Sixteen cities, from Los Angeles and Memphis to New York and Baltimore, are participating in the action, which is in part inspired by history of the African-American community. “In the tradition of our enslaved Black ancestors, who used their collective resources to purchase each other’s freedom before slavery was abolished, until we abolish bail and mass incarceration, we’re gonna free ourselves,” says the coalition’s mission statement. 

The number of women in US jails has been rapidly rising in recent decades, making it the fastest-growing incarcerated population in the country’s criminal justice system.  Most of those behind bars get charged with minor, non-violent offenses, and data suggests this is part of the reason for the intense growth.

According to a 2016 report from from the Vera Institute of Justice and the Safety and Justice Challenge, women are disproportionately affected by “broken windows” policing, a tactic widely used, starting in the 1990s, that focuses on minor transgressions. The national “War on Drugs” had a similar effect, with women being targeted for lesser crimes such as drug possession. Poor to begin with, it’s hard for them to raise money for bail, increasing the time they have to spend in jail pending trial.

The imprisonment of mothers has profound effects on children. Because of the mass incarceration boom in the United States, an estimated one in 14 American kids will grow up having had a parent in jail or prison. For black children, those statistics are even starker. With a parent behind bars, children are vulnerable to a wide range of serious problems, from homelessness to severe trauma.

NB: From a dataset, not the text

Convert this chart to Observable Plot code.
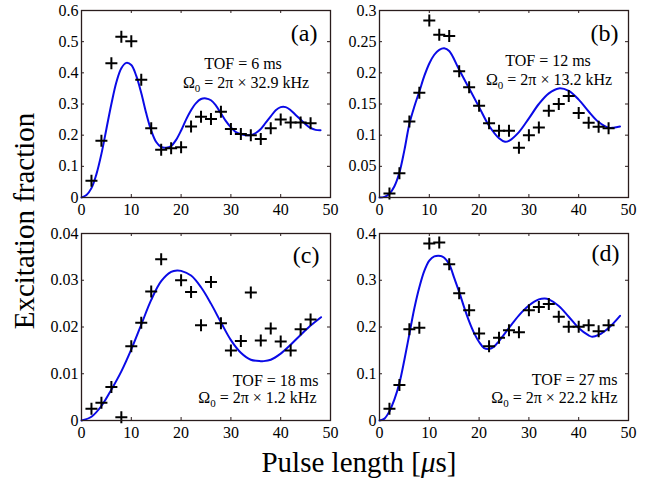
<!DOCTYPE html>
<html><head><meta charset="utf-8">
<script src="https://cdn.jsdelivr.net/npm/d3@7"></script>
<script src="https://cdn.jsdelivr.net/npm/@observablehq/plot@0.6"></script>
<style>
body{margin:0;background:#fff;}
#wrap{position:relative;width:662px;height:480px;font-family:"Liberation Serif","DejaVu Serif",serif;}
.panel{position:absolute;}
#wrap svg text{font-family:"Liberation Serif","DejaVu Serif",serif;}
</style></head><body><div id="wrap"></div>
<script>
// ---- data ----
const xTicks = [0, 10, 20, 30, 40, 50];

const pulseA = [2,4,6,8,10,12,14,16,18,20,22,24,26,28,30,32,34,36,38,40,42,44,46];
const fracA  = [0.054,0.182,0.431,0.516,0.501,0.378,0.222,0.153,0.158,0.161,0.228,0.259,0.252,0.275,0.220,0.204,0.200,0.188,0.222,0.250,0.241,0.241,0.238];
const fitXA  = [0,1,2,3,4,5,6,7,8,9,10,11,12,13,14,15,16,17,18,19,20,21,22,23,24,25,26,27,28,29,30,31,32,33,34,35,36,37,38,39,40,41,42,43,44,45,46,47,48];
const fitYA  = [0,0.008,0.03,0.075,0.14,0.22,0.3,0.37,0.415,0.432,0.425,0.39,0.335,0.27,0.215,0.178,0.162,0.16,0.165,0.185,0.215,0.25,0.28,0.303,0.316,0.318,0.312,0.295,0.27,0.245,0.225,0.21,0.203,0.2,0.2,0.207,0.22,0.24,0.26,0.28,0.29,0.29,0.28,0.265,0.25,0.235,0.223,0.217,0.216];
const yTicksA = [0,0.1,0.2,0.3,0.4,0.5,0.6];

const pulseB = [2,4,6,8,10,12,14,16,18,20,22,24,26,28,30,32,34,36,38,40,42,44,46];
const fracB  = [0.0064,0.039,0.122,0.168,0.284,0.261,0.259,0.2025,0.177,0.147,0.119,0.107,0.107,0.080,0.100,0.1125,0.139,0.150,0.163,0.1355,0.120,0.1136,0.111];
const fitXB  = [0,1,2,3,4,5,6,7,8,9,10,11,12,13,14,16,18,20,22,24,25.2,26,28,30,32,34,36,38,40,42,44,46,47,48.3];
const fitYB  = [0,0.001,0.006,0.018,0.04,0.076,0.118,0.146,0.17,0.195,0.215,0.229,0.237,0.2395,0.235,0.205,0.175,0.145,0.115,0.095,0.0895,0.091,0.105,0.127,0.150,0.167,0.175,0.171,0.157,0.138,0.121,0.112,0.112,0.114];
const yTicksB = [0,0.05,0.1,0.15,0.2,0.25,0.3];

const pulseC = [2,4,6,8,10,12,14,16,20,22,24,26,28,30,32,34,36,38,40,42,44,46];
const fracC  = [0.0025,0.0038,0.00714,0.0007,0.0159,0.0209,0.0276,0.0345,0.030,0.0275,0.0204,0.0296,0.0208,0.0150,0.0170,0.0274,0.0171,0.0197,0.0169,0.0150,0.0195,0.0216];
const fitXC  = [0,2,4,6,8,10,12,14,16,18,19.2,20,22,24,26,28,30,32,34,36,36.6,38,40,42,44,46,48.1];
const fitYC  = [0,0.0008,0.0031,0.0066,0.0105,0.0152,0.0205,0.0258,0.0298,0.0318,0.0321,0.032,0.031,0.0285,0.025,0.021,0.0172,0.0145,0.013,0.0127,0.0127,0.013,0.0143,0.0162,0.0183,0.0203,0.0221];
const yTicksC = [0,0.01,0.02,0.03,0.04];

const pulseD = [2,4,6,8,10,12,14,16,18,20,22,24,26,28,30,32,34,36,38,40,42,44,46];
const fracD  = [0.025,0.0757,0.195,0.1986,0.3786,0.381,0.334,0.272,0.236,0.186,0.159,0.177,0.193,0.189,0.236,0.243,0.249,0.222,0.2007,0.2007,0.2036,0.191,0.204];
const fitXD  = [0,1,2,3,4,5,6,7,8,9,10,11,12.3,13,14,15,16,17,18,19,20,21,22,23,24,26,28,30,32,33.2,34,36,38,40,42,42.7,44,46,48.3];
const fitYD  = [0,0.004,0.02,0.045,0.08,0.13,0.185,0.24,0.285,0.32,0.342,0.351,0.352,0.348,0.334,0.305,0.275,0.242,0.212,0.187,0.168,0.155,0.153,0.158,0.17,0.198,0.225,0.246,0.259,0.261,0.259,0.245,0.222,0.198,0.182,0.179,0.183,0.198,0.224];
const yTicksD = [0,0.1,0.2,0.3,0.4];

const panelLabels = ["(a)", "(b)", "(c)", "(d)"];
const tofLabels = ["TOF = 6 ms", "TOF = 12 ms", "TOF = 18 ms", "TOF = 27 ms"];
const omegaLabels = ["Ω0 = 2π × 32.9 kHz", "Ω0 = 2π × 13.2 kHz", "Ω0 = 2π × 1.2 kHz", "Ω0 = 2π × 22.2 kHz"];
const xTitleParts = ["Pulse length [", "μ", "s]"];
const yTitle = "Excitation fraction";

// ---- drawing ----
const FONT = '"Liberation Serif","DejaVu Serif",serif';
const FRAME = "#2a1c1c";
const cross = {draw(ctx, size) { const r = Math.sqrt(size / Math.PI); ctx.moveTo(-r, 0); ctx.lineTo(r, 0); ctx.moveTo(0, -r); ctx.lineTo(0, r); }};

const panels = [
  {px: pulseA, py: fracA, fx: fitXA, fy: fitYA, yt: yTicksA, left: 0, top: 0, ml: 81},
  {px: pulseB, py: fracB, fx: fitXB, fy: fitYB, yt: yTicksB, left: 330, top: 0, ml: 49},
  {px: pulseC, py: fracC, fx: fitXC, fy: fitYC, yt: yTicksC, left: 0, top: 223, ml: 81},
  {px: pulseD, py: fracD, fx: fitXD, fy: fitYD, yt: yTicksD, left: 330, top: 223, ml: 49}
];
const textOffsets = [
  {tof: {fa: "top", dx: 37, dy: 53, ta: "middle"}, om: {fa: "top", dx: 40, dy: 72, ta: "middle"}, lab: {dx: -13, dy: 23}},
  {tof: {fa: "top", dx: 44, dy: 50, ta: "middle"}, om: {fa: "top", dx: 45, dy: 69, ta: "middle"}, lab: {dx: -10, dy: 23}},
  {tof: {fa: "bottom-right", dx: -12, dy: -40, ta: "end"}, om: {fa: "bottom-right", dx: -14, dy: -23, ta: "end"}, lab: {dx: -11, dy: 22}},
  {tof: {fa: "bottom-right", dx: -11, dy: -41, ta: "end"}, om: {fa: "bottom-right", dx: -11, dy: -23, ta: "end"}, lab: {dx: -9, dy: 20}}
];

const wrap = document.getElementById("wrap");
const W = 249, H = 187, MT = 10, MB = 28;

panels.forEach((p, i) => {
  const pts = p.px.map((x, k) => ({x, y: p.py[k]}));
  const fit = p.fx.map((x, k) => ({x, y: p.fy[k]}));
  const to = textOffsets[i];
  const yMax = p.yt[p.yt.length - 1];
  const plot = Plot.plot({
    width: p.ml + W + 20,
    height: MT + H + MB,
    marginLeft: p.ml, marginRight: 20, marginTop: MT, marginBottom: MB,
    style: {fontFamily: FONT, fontSize: "16px", color: "black", background: "transparent", overflow: "visible"},
    x: {domain: [0, 50]},
    y: {domain: [0, yMax]},
    marks: [
      Plot.line(fit, {x: "x", y: "y", stroke: "#0a0ae6", strokeWidth: 2, curve: "catmull-rom"}),
      Plot.dot(pts, {x: "x", y: "y", symbol: cross, r: 6, stroke: "black", fill: "none", strokeWidth: 2}),
      Plot.axisX(xTicks, {tickSize: 0, tickPadding: 6, tickFormat: d => String(d), fontSize: 16, fontFamily: FONT, label: null}),
      Plot.axisY(p.yt, {tickSize: 0, tickPadding: 3, tickFormat: d => String(d), fontSize: 16, fontFamily: FONT, label: null}),
      Plot.tickX(xTicks, {x: d => d, insetTop: H - 3, stroke: FRAME, strokeWidth: 1}),
      Plot.tickX(xTicks, {x: d => d, insetBottom: H - 3, stroke: FRAME, strokeWidth: 1}),
      Plot.tickY(p.yt, {y: d => d, insetRight: W - 3, stroke: FRAME, strokeWidth: 1}),
      Plot.tickY(p.yt, {y: d => d, insetLeft: W - 3, stroke: FRAME, strokeWidth: 1}),
      Plot.frame({stroke: FRAME, strokeWidth: 1.3}),
      Plot.text([panelLabels[i]], {frameAnchor: "top-right", text: d => d, textAnchor: "end", lineAnchor: "middle", dx: to.lab.dx, dy: to.lab.dy, fontSize: 24}),
      Plot.text([tofLabels[i]], {frameAnchor: to.tof.fa, text: d => d, textAnchor: to.tof.ta, lineAnchor: "middle", dx: to.tof.dx, dy: to.tof.dy, fontSize: 16}),
      Plot.text([omegaLabels[i]], {frameAnchor: to.om.fa, text: d => d, textAnchor: to.om.ta, lineAnchor: "middle", dx: to.om.dx, dy: to.om.dy, fontSize: 16})
    ]
  });
  plot.classList.add("panel");
  plot.style.left = p.left + "px";
  plot.style.top = p.top + "px";
  wrap.appendChild(plot);
});

// subscript for Ω0
d3.selectAll("#wrap text").each(function() {
  const t = this.textContent;
  if (t.startsWith("Ω0")) {
    const sel = d3.select(this);
    sel.text(null);
    sel.append("tspan").text("Ω");
    sel.append("tspan").attr("font-size", "11px").attr("dy", "4").text("0");
    sel.append("tspan").attr("dy", "-4").text(t.slice(2));
  }
});

// axis titles
const svg = d3.select(wrap).append("svg")
  .attr("width", 662).attr("height", 480)
  .style("position", "absolute").style("left", 0).style("top", 0)
  .style("pointer-events", "none");
svg.append("text")
  .attr("transform", "translate(24,221) rotate(-90)")
  .attr("text-anchor", "middle").attr("dominant-baseline", "central")
  .attr("font-family", FONT).attr("font-size", 29).text(yTitle);
const xt = svg.append("text")
  .attr("x", 359).attr("y", 462)
  .attr("text-anchor", "middle").attr("dominant-baseline", "central")
  .attr("font-family", FONT).attr("font-size", 29);
xt.append("tspan").text(xTitleParts[0]);
xt.append("tspan").attr("font-style", "italic").text(xTitleParts[1]);
xt.append("tspan").text(xTitleParts[2]);
</script></body></html>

“Even a few days in jail can ruin a woman’s life. She may lose her job, her family may lose their housing and some even lose their children,” the coalition says. The participating groups will not only bail out the women, but help them with the necessary services that can get their lives, and those of their families, back on track — including housing, legal aid and job placement. 

Hooks said that some of the women they hope to help are charged with “urban camping,” or homelessness, and minor traffic violations. But the coalition is also planning to bail out some women charged with felonies. The bail amounts range from as low as $79 to as high as $20,000 to $30,000, she said. The coalition’s national goal was to raise $420,000, but they’ve exceeded this goal as of May 8, raising at least $460,000.

The US bail cash system is widely decried as a system that perpetuates poverty and racial inequality — as well as gender inequality. It’s for-profit nature, where private companies reap the benefits of non-refundable fees paid by people who have not been convicted of a crime, is unique — the only other country in the world that commonly uses commercial bail bond is the Philippines.  

“It’s modern-day bondage. Our folks are being held hostage for ransom,” said Hooks.